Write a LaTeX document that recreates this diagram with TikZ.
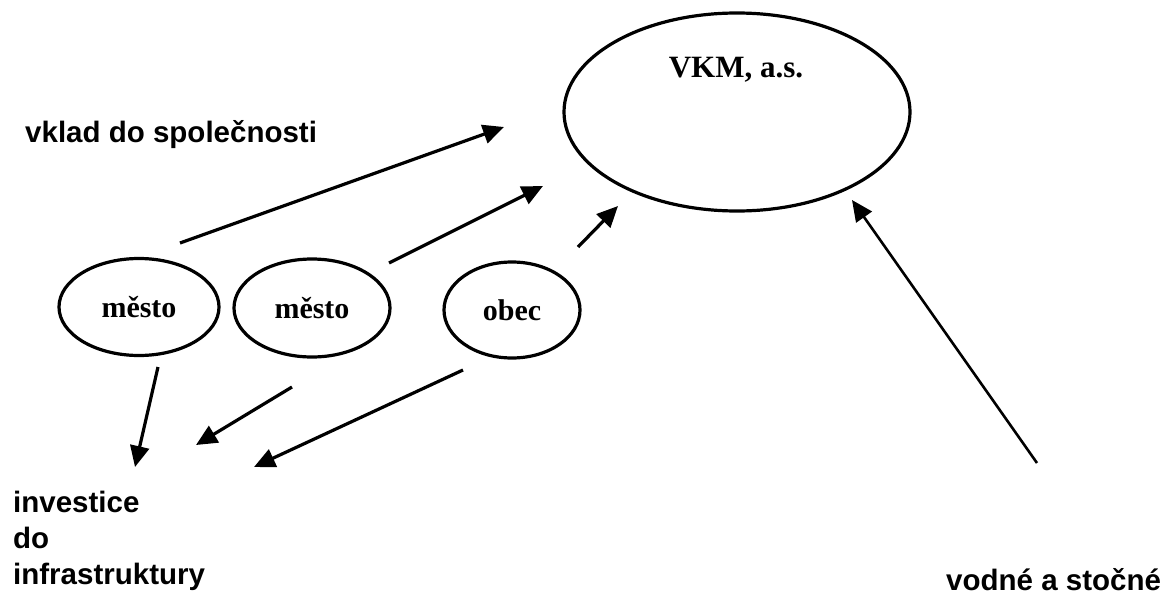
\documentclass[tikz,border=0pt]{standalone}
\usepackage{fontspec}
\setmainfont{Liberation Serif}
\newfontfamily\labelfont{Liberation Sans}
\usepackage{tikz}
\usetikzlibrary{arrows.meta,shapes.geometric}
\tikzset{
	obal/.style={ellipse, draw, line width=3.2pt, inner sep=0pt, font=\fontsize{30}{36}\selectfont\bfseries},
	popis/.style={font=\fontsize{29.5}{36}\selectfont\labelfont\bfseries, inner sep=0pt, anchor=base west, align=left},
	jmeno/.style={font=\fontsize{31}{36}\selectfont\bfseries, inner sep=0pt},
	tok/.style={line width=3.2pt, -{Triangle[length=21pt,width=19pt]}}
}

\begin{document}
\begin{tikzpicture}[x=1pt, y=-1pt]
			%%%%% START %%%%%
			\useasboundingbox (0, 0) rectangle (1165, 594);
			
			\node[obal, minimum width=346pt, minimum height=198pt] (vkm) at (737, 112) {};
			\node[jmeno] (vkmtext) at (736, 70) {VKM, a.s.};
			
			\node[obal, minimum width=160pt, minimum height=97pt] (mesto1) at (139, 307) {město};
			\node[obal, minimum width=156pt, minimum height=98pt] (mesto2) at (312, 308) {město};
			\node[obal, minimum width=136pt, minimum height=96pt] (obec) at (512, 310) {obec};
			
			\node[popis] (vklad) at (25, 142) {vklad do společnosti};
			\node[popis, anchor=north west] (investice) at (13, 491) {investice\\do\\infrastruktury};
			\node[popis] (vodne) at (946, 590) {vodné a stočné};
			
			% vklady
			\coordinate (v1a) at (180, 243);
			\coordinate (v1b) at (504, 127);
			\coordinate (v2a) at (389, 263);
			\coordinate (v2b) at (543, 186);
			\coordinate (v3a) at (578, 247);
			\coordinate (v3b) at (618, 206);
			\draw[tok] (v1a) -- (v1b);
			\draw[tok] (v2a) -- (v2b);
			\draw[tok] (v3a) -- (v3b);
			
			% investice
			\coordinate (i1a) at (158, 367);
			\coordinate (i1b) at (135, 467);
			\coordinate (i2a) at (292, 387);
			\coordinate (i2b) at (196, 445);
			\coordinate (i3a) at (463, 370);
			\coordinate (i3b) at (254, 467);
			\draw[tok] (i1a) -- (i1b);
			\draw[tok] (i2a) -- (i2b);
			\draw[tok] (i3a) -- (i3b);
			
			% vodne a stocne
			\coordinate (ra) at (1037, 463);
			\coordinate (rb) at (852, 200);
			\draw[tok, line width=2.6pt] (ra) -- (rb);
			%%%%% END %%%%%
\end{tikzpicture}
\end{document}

────────────────────

» WRITTEN INSTRUCTION
Leave out the pictures and retype every line above exactly.

» ANSWER IN FULL
Write a LaTeX document that recreates this diagram with TikZ.
\documentclass[tikz,border=0pt]{standalone}
\usepackage{fontspec}
\setmainfont{Liberation Serif}
\newfontfamily\labelfont{Liberation Sans}
\usepackage{tikz}
\usetikzlibrary{arrows.meta,shapes.geometric}
\tikzset{
	obal/.style={ellipse, draw, line width=3.2pt, inner sep=0pt, font=\fontsize{30}{36}\selectfont\bfseries},
	popis/.style={font=\fontsize{29.5}{36}\selectfont\labelfont\bfseries, inner sep=0pt, anchor=base west, align=left},
	jmeno/.style={font=\fontsize{31}{36}\selectfont\bfseries, inner sep=0pt},
	tok/.style={line width=3.2pt, -{Triangle[length=21pt,width=19pt]}}
}

\begin{document}
\begin{tikzpicture}[x=1pt, y=-1pt]
			%%%%% START %%%%%
			\useasboundingbox (0, 0) rectangle (1165, 594);
			
			\node[obal, minimum width=346pt, minimum height=198pt] (vkm) at (737, 112) {};
			\node[jmeno] (vkmtext) at (736, 70) {VKM, a.s.};
			
			\node[obal, minimum width=160pt, minimum height=97pt] (mesto1) at (139, 307) {město};
			\node[obal, minimum width=156pt, minimum height=98pt] (mesto2) at (312, 308) {město};
			\node[obal, minimum width=136pt, minimum height=96pt] (obec) at (512, 310) {obec};
			
			\node[popis] (vklad) at (25, 142) {vklad do společnosti};
			\node[popis, anchor=north west] (investice) at (13, 491) {investice\\do\\infrastruktury};
			\node[popis] (vodne) at (946, 590) {vodné a stočné};
			
			% vklady
			\coordinate (v1a) at (180, 243);
			\coordinate (v1b) at (504, 127);
			\coordinate (v2a) at (389, 263);
			\coordinate (v2b) at (543, 186);
			\coordinate (v3a) at (578, 247);
			\coordinate (v3b) at (618, 206);
			\draw[tok] (v1a) -- (v1b);
			\draw[tok] (v2a) -- (v2b);
			\draw[tok] (v3a) -- (v3b);
			
			% investice
			\coordinate (i1a) at (158, 367);
			\coordinate (i1b) at (135, 467);
			\coordinate (i2a) at (292, 387);
			\coordinate (i2b) at (196, 445);
			\coordinate (i3a) at (463, 370);
			\coordinate (i3b) at (254, 467);
			\draw[tok] (i1a) -- (i1b);
			\draw[tok] (i2a) -- (i2b);
			\draw[tok] (i3a) -- (i3b);
			
			% vodne a stocne
			\coordinate (ra) at (1037, 463);
			\coordinate (rb) at (852, 200);
			\draw[tok, line width=2.6pt] (ra) -- (rb);
			%%%%% END %%%%%
\end{tikzpicture}
\end{document}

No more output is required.